Reading it also made me miss DFW. What a loss. I could never get going with his fiction, but his essays were (are) a treat. His collection, CONSIDER THE LOBSTER, remains my favorite book of essays (anybody’s essays).
Then the mail came with its usual bills and junk, but also –finally — with Alexandra Styron’s READING MY FATHER. I’ve been watching the mailbox like a school kid for 5 days wondering where is it. I have a friend coming into town this afternoon and she’s staying with us through Thursday, so I doubt I’ll get much reading done, but I’ll be looking forward to the few pages I can sneak in each night before sleep zaps me.

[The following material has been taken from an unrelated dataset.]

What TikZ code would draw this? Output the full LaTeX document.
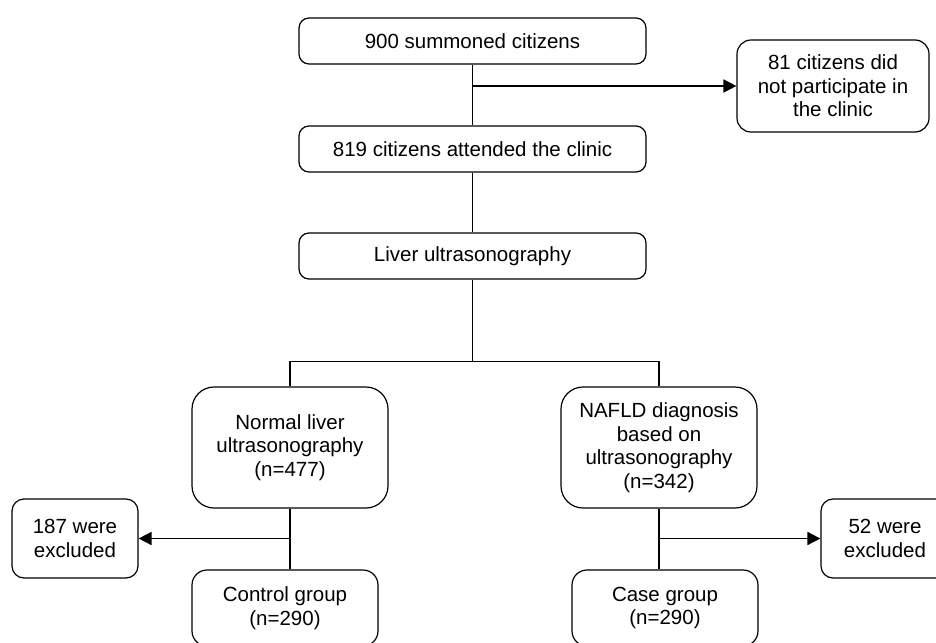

And if that wasn’t enough, the special mail delivery flung a big brown box onto the steps with some first editions we’d ordered, including gifts for a few of my favorite professors. I can’t wait to drop those off next week at the university, the best thank you’s I could think of for those few who made my grad school experience fun. The fact remains: there’s nothing quite like having teachers who love to teach. Thank you Sam, Bob, and John — I already miss you and your classes.